Question

How do you use the half-angle formulas to find the exact value of $\tan \left( {\dfrac{{3\pi }}{8}} \right)$ ?

Answer 1

Hint: Here we have to use half-angle formula to of $\tan \left( \theta \right)$ to find the value of $\tan \left( {\dfrac{{3\pi }}{8}} \right)$ .
We can substitute the value of $\tan \left( {\dfrac{{3\pi }}{8}} \right)$ with any variable after applying the formula, so that we can form a quadratic equation and then we can find the roots of that equation. Also, we know that the value of $\tan \left( {\dfrac{{3\pi }}{4}} \right)\,\,is\, - 1$.
Formula used: $\tan \left( {2\theta } \right) = \dfrac{{2\tan \left( \theta \right)}}{{1 - {{\tan }^2}\theta }}$

Complete step-by-step answer:
In the given question, let $\tan \left( {\dfrac{{3\pi }}{8}} \right)\, = \,t$
Now, applying the formula $\tan \left( {2\theta } \right) = \dfrac{{2\tan \left( \theta \right)}}{{1 - {{\tan }^2}\theta }}$
$\tan \left( {\dfrac{{3\pi }}{4}} \right) = \dfrac{{2\tan \left( {\dfrac{{3\pi }}{8}} \right)}}{{1 - {{\tan }^2}\left( {\dfrac{{3\pi }}{8}} \right)}}$
Now putting the value of $\tan \left( {\dfrac{{3\pi }}{8}} \right)\, = \,t\,\,and\,\,\tan \left( {\dfrac{{3\pi }}{4}} \right)\, = \, - 1$
$ - 1 = \dfrac{{2t}}{{1 - {t^2}}}$
On cross-multiplication, we get
$ - 1\left( {1 - {t^2}} \right) = 2t$
${t^2} - 1 = 2t$
On transposing, we get
${t^2} - 2t - 1 = 0$
Now using the quadratic formula to find the roots of above equation
$t\, = \,\dfrac{{ - b \pm \sqrt {{b^2} - 4ac} }}{{2a}}$
Now, compare the above equation with $a{x^2} + bx + c = 0$
Therefore, $a\, = \,1\,,\,b = \, - 2\,,\,c\, = \, - 1$
Now, on putting the values
 $ \Rightarrow t\, = \,\dfrac{{ - \left( { - 2} \right) \pm \sqrt {{{\left( { - 2} \right)}^2} - 4\left( 1 \right)\left( { - 1} \right)} }}{{2\left( 1 \right)}}$
On simplification, we get
$ \Rightarrow t\, = \,\dfrac{{2 \pm \sqrt {4 + 4} }}{2}$
On adding, we get
$ \Rightarrow t\, = \,\dfrac{{2 \pm \sqrt 8 }}{2}$
Taking the square root of $8$
$ \Rightarrow t\, = \,\dfrac{{2 \pm 2\sqrt 2 }}{2}$
On dividing, we get
$ \Rightarrow t\, = \,1 \pm \sqrt 2 $
So, there are two values of t as $1 - \sqrt 2 \,and\,1 + \sqrt 2 $ but we have to neglect one value of t i.e. $1 - \sqrt 2 $ because it is a negative value but the value of $\tan \left( {\dfrac{{3\pi }}{8}} \right)$ would be positive because angle lies in the first quadrant and the value of $\tan \left( \theta \right)$ is positive in the first quadrant.
Therefore, the value of $\tan \left( {\dfrac{{3\pi }}{8}} \right)$ is $1 + \sqrt 2 $.
So, the correct answer is “$1 + \sqrt 2 $”.

Note: This is a very standard method of finding the values of trigonometric quantities having small angles.

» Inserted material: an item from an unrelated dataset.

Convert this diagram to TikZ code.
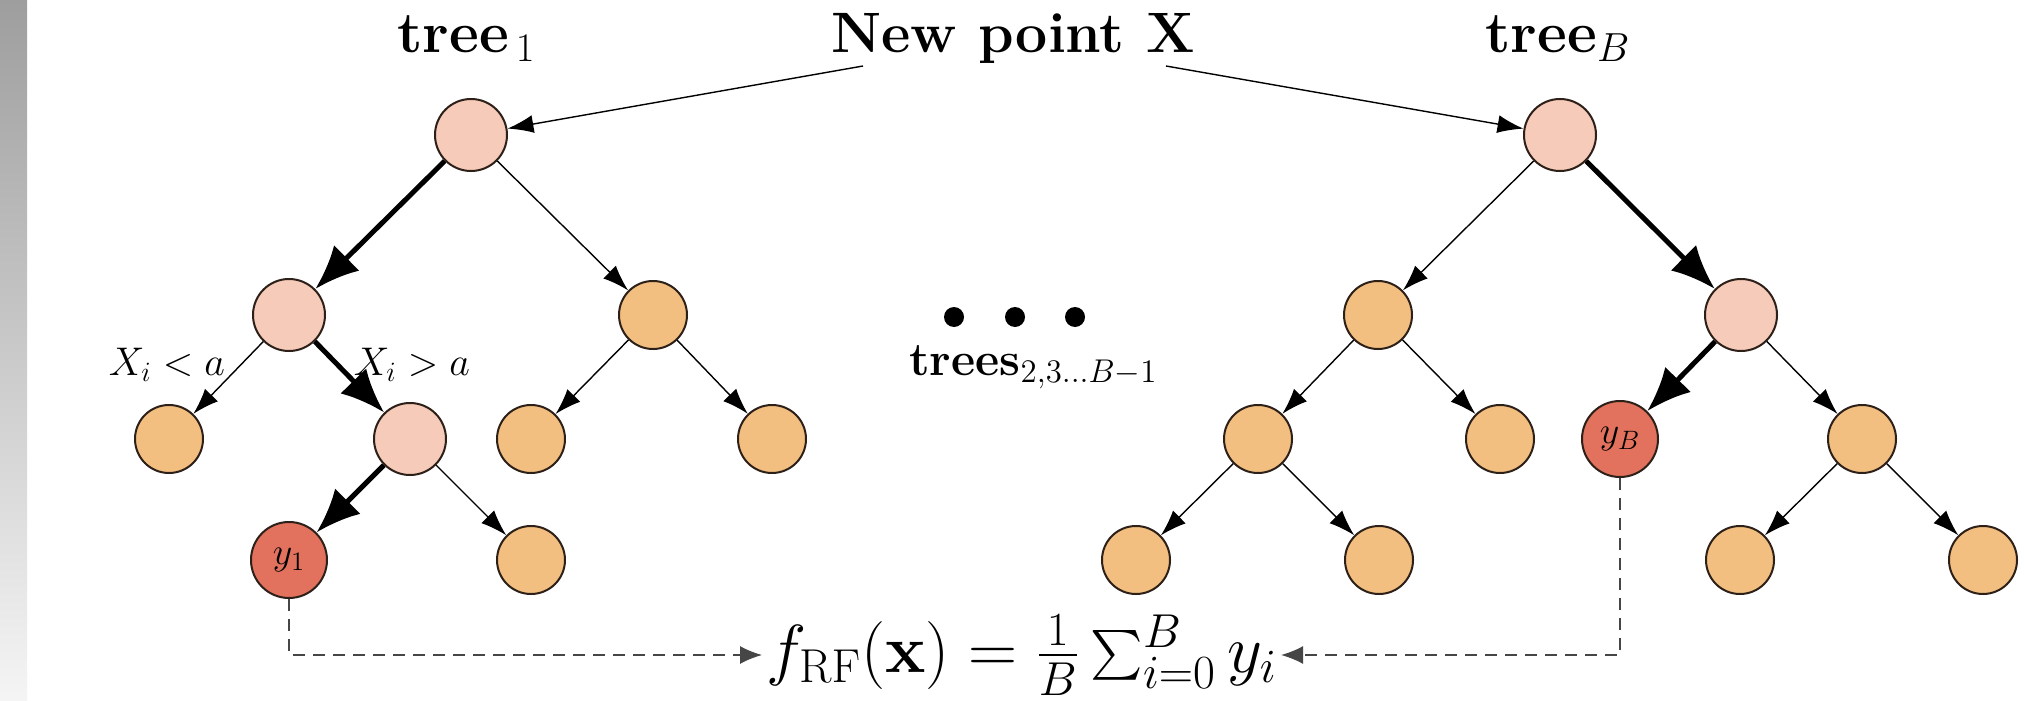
\RequirePackage{fix-cm}
\documentclass[tikz,border=0pt]{standalone}
\usepackage{exscale}
\usetikzlibrary{arrows.meta}
\definecolor{pinkc}{RGB}{246,203,186}
\definecolor{orangec}{RGB}{243,191,128}
\definecolor{redc}{RGB}{226,114,94}
\definecolor{edgec}{RGB}{45,32,25}
\definecolor{dashc}{RGB}{70,70,70}
\begin{document}
\begin{tikzpicture}[x=0.5pt,y=-0.5pt,
  basenode/.style={circle, draw=edgec, line width=1pt, inner sep=0pt},
  pnode/.style={basenode, fill=pinkc, minimum size=36pt},
  onode/.style={basenode, fill=orangec, minimum size=34pt},
  rnode/.style={basenode, fill=redc, minimum size=38pt, font=\fontsize{19}{22}\selectfont},
  thn/.style={-{Latex[length=13pt,width=9pt]}, line width=0.7pt},
  thk/.style={-{Latex[length=22pt,width=18pt]}, line width=2.5pt},
  dsh/.style={-{Latex[length=11pt,width=9pt]}, line width=0.7pt, draw=dashc, dash pattern=on 6pt off 4pt},
  title/.style={font=\fontsize{29}{34}\selectfont, inner sep=0pt, anchor=base west},
  cond/.style={font=\fontsize{20}{24}\selectfont, inner sep=0pt, anchor=base},
  dot/.style={circle, fill=black, minimum size=10pt, inner sep=0pt}
]
\useasboundingbox (0,0) rectangle (2024,701);
\fill[white] (0,0) rectangle (2024,701);
\shade[top color=black!38, bottom color=black!4] (0,0) rectangle (27,701);

% titles
\node[title] (t1) at (397,53) {\textbf{tree}$_{\,1}$};
\node[font=\fontsize{28.5}{33}\selectfont, inner sep=0pt, anchor=base] (nx) at (1013,53) {\textbf{New point X}};
\node[title] (tB) at (1485,53) {\textbf{tree}$_{B}$};
\coordinate (s1) at (863,66);
\coordinate (s2) at (1166,66);

% tree 1
\node[pnode] (a0) at (471,135) {};
\node[pnode] (a1) at (289,315) {};
\node[onode] (a2) at (653,315) {};
\node[onode] (a3) at (169,439) {};
\node[pnode] (a4) at (410,439) {};
\node[onode] (a5) at (531,439) {};
\node[onode] (a6) at (772,439) {};
\node[rnode] (a7) at (289,560) {$y_1$};
\node[onode] (a8) at (531,560) {};

% tree B
\node[pnode] (b0) at (1560,135) {};
\node[onode] (b1) at (1378,315) {};
\node[pnode] (b2) at (1741,315) {};
\node[onode] (b3) at (1258,439) {};
\node[onode] (b4) at (1500,439) {};
\node[rnode] (b5) at (1620,439) {$y_B$};
\node[onode] (b6) at (1862,439) {};
\node[onode] (b7) at (1136,560) {};
\node[onode] (b8) at (1379,560) {};
\node[onode] (b9) at (1740,560) {};
\node[onode] (b10) at (1983,560) {};

% input arrows
\draw[thn] (s1) -- (a0);
\draw[thn] (s2) -- (b0);

% tree 1 edges
\draw[thk] (a0) -- (a1);
\draw[thn] (a0) -- (a2);
\draw[thn] (a1) -- (a3);
\draw[thk] (a1) -- (a4);
\draw[thn] (a2) -- (a5);
\draw[thn] (a2) -- (a6);
\draw[thk] (a4) -- (a7);
\draw[thn] (a4) -- (a8);

% tree B edges
\draw[thn] (b0) -- (b1);
\draw[thk] (b0) -- (b2);
\draw[thn] (b1) -- (b3);
\draw[thn] (b1) -- (b4);
\draw[thk] (b2) -- (b5);
\draw[thn] (b2) -- (b6);
\draw[thn] (b3) -- (b7);
\draw[thn] (b3) -- (b8);
\draw[thn] (b6) -- (b9);
\draw[thn] (b6) -- (b10);

% split labels
\node[cond] (c1) at (167,375) {$X_i < a$};
\node[cond] (c2) at (412,375) {$X_i > a$};

% dots and other trees
\node[dot] (d1) at (954,317) {};
\node[dot] (d2) at (1015,317) {};
\node[dot] (d3) at (1075,317) {};
\node[font=\fontsize{23.5}{27}\selectfont, inner sep=0pt, anchor=base west] (tr) at (909,375) {\textbf{trees}$_{2,3\ldots B-1}$};

% formula
\node[font=\fontsize{34}{38}\selectfont, inner sep=2pt, anchor=west] (f) at (762,655)
  {$f_{\mathrm{RF}}(\mathbf{x}) = \frac{1}{B}\sum_{i=0}^{B} y_i$};
\draw[dsh] (a7.south) |- (f.west);
\draw[dsh] (b5.south) |- (f.east);
\end{tikzpicture}
\end{document}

It is very important to remember the trigonometric formulas. Without formulas, trigonometry is incomplete. Half-angle formulas are one among those formulas. The negative value is neglected based on the quadrant in which the given tan function lies; if it was lying in the 3rd quadrant then $1 - \sqrt 2 $ will be the solution.